Ha ha ha — the Chicago Five was behind it all! LOL 🙂
Armands Birkens is like the Consumate Gentleman. His clothing is impeccable. He is a divine ladies’ man. The movie puts out his line of clothing for men and women – because he is all about class. Not unfamiliar with disguises, he also dresses as a bum, and gets info from US and Soviet streets – changing character instantly. He is a superior intellect and a theologian as well. In political discussions he plays specific roles and says specific phrases that, in retrospect — “made” specific historical events happen. Why did they happen? Because he delivered the lines with such class that the politicians wanted to “be like him.”

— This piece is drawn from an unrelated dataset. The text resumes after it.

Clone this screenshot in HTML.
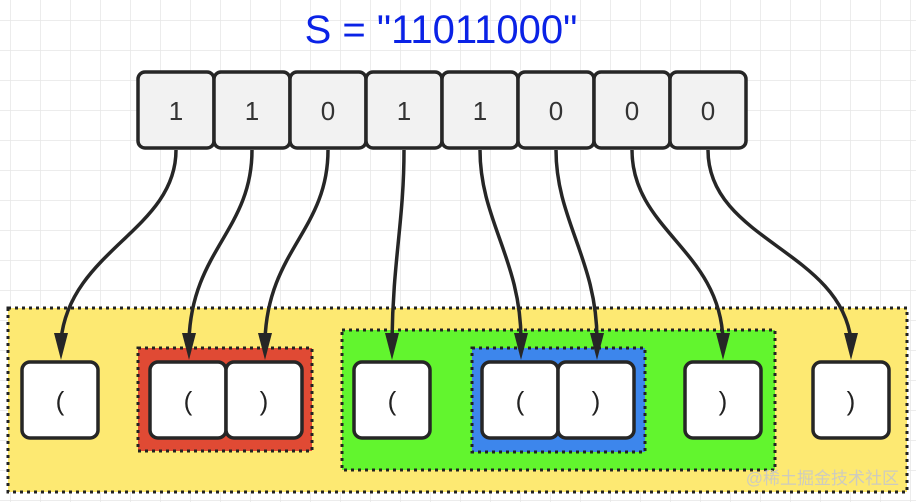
<!DOCTYPE html>
<html><head><meta charset="utf-8"><style>
html,body{margin:0;padding:0;background:#fff}
svg{display:block}
text{font-family:"Liberation Sans","Noto Sans CJK SC",sans-serif}
</style></head><body>
<svg width="916" height="502" viewBox="0 0 916 502" xmlns="http://www.w3.org/2000/svg">
<defs>
<pattern id="g" width="30" height="30" patternUnits="userSpaceOnUse" x="10" y="20">
<path d="M0 0H30M0 0V30" stroke="#e6e6e6" stroke-width="1.5" fill="none"/>
</pattern>
</defs>
<rect width="916" height="502" fill="#fff"/>
<rect width="916" height="502" fill="url(#g)"/>
<text x="441" y="43" text-anchor="middle" font-size="40" fill="#0a22e6">S = "11011000"</text>

<rect x="8" y="308" width="899" height="184" fill="#fde972" stroke="#222" stroke-width="3" stroke-dasharray="3 4"/>
<rect x="138" y="348" width="174" height="103" fill="#e04a34" stroke="#222" stroke-width="3" stroke-dasharray="3 4"/>
<rect x="342" y="330" width="433" height="140" fill="#62f52e" stroke="#222" stroke-width="3" stroke-dasharray="3 4"/>
<rect x="472" y="348" width="173" height="104" fill="#3d86ec" stroke="#222" stroke-width="3" stroke-dasharray="3 4"/>

<g fill="#fff" stroke="#262626" stroke-width="3.5">
<rect x="22" y="362" width="76" height="76" rx="8"/>
<rect x="150" y="362" width="76" height="76" rx="8"/>
<rect x="226" y="362" width="76" height="76" rx="8"/>
<rect x="354" y="362" width="76" height="76" rx="8"/>
<rect x="482" y="362" width="76" height="76" rx="8"/>
<rect x="558" y="362" width="76" height="76" rx="8"/>
<rect x="685" y="362" width="76" height="76" rx="8"/>
<rect x="813" y="362" width="76" height="76" rx="8"/>
</g>
<g font-size="26" fill="#222" text-anchor="middle">
<text x="60" y="410">(</text><text x="188" y="410">(</text><text x="264" y="410">)</text>
<text x="392" y="410">(</text><text x="520" y="410">(</text><text x="596" y="410">)</text>
<text x="723" y="410">)</text><text x="851" y="410">)</text>
</g>

<g fill="#f2f2f2" stroke="#262626" stroke-width="3.5">
<rect x="138" y="72" width="76" height="76" rx="7"/>
<rect x="214" y="72" width="76" height="76" rx="7"/>
<rect x="290" y="72" width="76" height="76" rx="7"/>
<rect x="366" y="72" width="76" height="76" rx="7"/>
<rect x="442" y="72" width="76" height="76" rx="7"/>
<rect x="518" y="72" width="76" height="76" rx="7"/>
<rect x="594" y="72" width="76" height="76" rx="7"/>
<rect x="670" y="72" width="76" height="76" rx="7"/>
</g>
<g font-size="26" fill="#333" text-anchor="middle">
<text x="176" y="120">1</text><text x="252" y="120">1</text><text x="328" y="120">0</text><text x="404" y="120">1</text>
<text x="480" y="120">1</text><text x="556" y="120">0</text><text x="632" y="120">0</text><text x="708" y="120">0</text>
</g>

<g fill="none" stroke="#262626" stroke-width="3.5">
<path d="M176 150 C176 230 70 250 61 340"/>
<path d="M252 150 C252 230 192 250 189 340"/>
<path d="M328 150 C328 230 268 250 265 340"/>
<path d="M404 150 C404 220 393 260 392 340"/>
<path d="M480 150 C480 220 521 260 521 340"/>
<path d="M556 150 C556 220 597 260 597 340"/>
<path d="M632 150 C632 230 720 250 723 340"/>
<path d="M708 150 C708 240 840 250 851 340"/>
</g>
<g fill="#262626">
<polygon points="54,333 68,333 61,360"/>
<polygon points="182,333 196,333 189,360"/>
<polygon points="258,333 272,333 265,360"/>
<polygon points="385,333 399,333 392,360"/>
<polygon points="514,333 528,333 521,360"/>
<polygon points="590,333 604,333 597,360"/>
<polygon points="716,333 730,333 723,360"/>
<polygon points="844,333 858,333 851,360"/>
</g>
<text x="899" y="484" text-anchor="end" font-size="17" fill="#c8c8c8" opacity="0.9">@稀土掘金技术社区</text>
</svg>
</body></html>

That concert also plays a central role in the film. All kinds of spy activities led up to the film. Alnis Cers barely made it to the concert on time, because he was rushing from a high-speed fighter jet exchange between the Soviet and US military. Alnis is a fighter pilot. With the Chicago Five, he is the bassist. He learned how to play the bass just to be in the band — because the band needed his high-level military expertise. He sources tech, fighter jets, submarines, and always figures out some way to make the governments think that they are working for themselves, when in fact, they are working to restore freedom to Latvia and the Baltic states.
Uldis Ievāns is the intellectual and comic genius. He was writing for prominent news and comedy shows in the USA. Yet, he was able to help Lorija Vuda develop the hypnotic phrases she would use to “implant” thoughts into the minds of leaders, actors, and politicians. Everything was planned — and they hoped it would work. The group as such knew what their goal was. Uldis sat down and thought it through. He came up with the plans. He was the strategist.
Ilmārs Dzenis is a double agent — but in a good way. He is actually actively a politician in the Soviet Union (we need to find someone that looked like him then and say they were the same person). He makes sure there’s an actual connection with the Soviet Union. He is a telecommunications expert and multi lingual. He speaks perfect Russian and Arabic.
There are 7 members of “The Chicago 5,” why? Because that’s how it was.
They were solely responsible for orchestrating the fall of the Soviet Union, and this movie has it all: action, comedy, romance, suspense — and historical audio visual material that can be presented in a smart, but comedic way.